SHORT TASK:
Strip the pictures and reproduce the rest of the listing exactly.

GIVEN INFORMATION:
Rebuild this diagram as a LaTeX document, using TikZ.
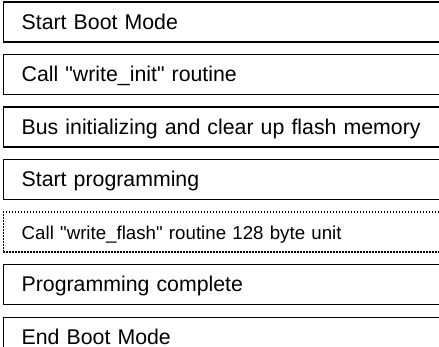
\documentclass[tikz,border=0pt]{standalone}
\usepackage{fontspec}
\setmainfont{Liberation Sans}
\usetikzlibrary{positioning}

\tikzset{
  stagebox/.style={draw, line width=1.3pt, anchor=north west, minimum height=40pt,
    text width=440pt, align=left, inner xsep=18.5pt, inner ysep=0pt,
    text height=14pt, text depth=0pt, font={\fontsize{21.3pt}{24pt}\selectfont}},
  loopbox/.style={stagebox, solid, dash pattern={on 1.5pt off 1.5pt}, line width=1.4pt,
    font={\fontsize{18.7pt}{22pt}\selectfont}}
}

\begin{document}
\begin{tikzpicture}[node distance=11.2pt]
    %% Frame of the page
    \useasboundingbox (0,0) rectangle (439pt,-347pt);
    \clip (0,0) rectangle (439pt,-347pt);

    %% Boot sequence, top to bottom
    \node[stagebox] (boot) at (2.5pt,-1.5pt) {Start Boot Mode};
    \node[stagebox, below=of boot.south west, anchor=north west] (init) {Call \textquotedbl write\_init\textquotedbl\ routine};
    \node[stagebox, below=of init.south west, anchor=north west] (erase) {Bus initializing and clear up flash memory};
    \node[stagebox, below=of erase.south west, anchor=north west] (prog) {Start programming};
    \node[loopbox, below=of prog.south west, anchor=north west] (flash) {Call \textquotedbl write\_flash\textquotedbl\ routine 128 byte unit};
    \node[stagebox, below=of flash.south west, anchor=north west] (done) {Programming complete};
    \node[stagebox, below=of done.south west, anchor=north west] (exit) {End Boot Mode};
  \end{tikzpicture}
\end{document}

COMPLETED TASK:
Rebuild this diagram as a LaTeX document, using TikZ.
\documentclass[tikz,border=0pt]{standalone}
\usepackage{fontspec}
\setmainfont{Liberation Sans}
\usetikzlibrary{positioning}

\tikzset{
  stagebox/.style={draw, line width=1.3pt, anchor=north west, minimum height=40pt,
    text width=440pt, align=left, inner xsep=18.5pt, inner ysep=0pt,
    text height=14pt, text depth=0pt, font={\fontsize{21.3pt}{24pt}\selectfont}},
  loopbox/.style={stagebox, solid, dash pattern={on 1.5pt off 1.5pt}, line width=1.4pt,
    font={\fontsize{18.7pt}{22pt}\selectfont}}
}

\begin{document}
\begin{tikzpicture}[node distance=11.2pt]
    %% Frame of the page
    \useasboundingbox (0,0) rectangle (439pt,-347pt);
    \clip (0,0) rectangle (439pt,-347pt);

    %% Boot sequence, top to bottom
    \node[stagebox] (boot) at (2.5pt,-1.5pt) {Start Boot Mode};
    \node[stagebox, below=of boot.south west, anchor=north west] (init) {Call \textquotedbl write\_init\textquotedbl\ routine};
    \node[stagebox, below=of init.south west, anchor=north west] (erase) {Bus initializing and clear up flash memory};
    \node[stagebox, below=of erase.south west, anchor=north west] (prog) {Start programming};
    \node[loopbox, below=of prog.south west, anchor=north west] (flash) {Call \textquotedbl write\_flash\textquotedbl\ routine 128 byte unit};
    \node[stagebox, below=of flash.south west, anchor=north west] (done) {Programming complete};
    \node[stagebox, below=of done.south west, anchor=north west] (exit) {End Boot Mode};
  \end{tikzpicture}
\end{document}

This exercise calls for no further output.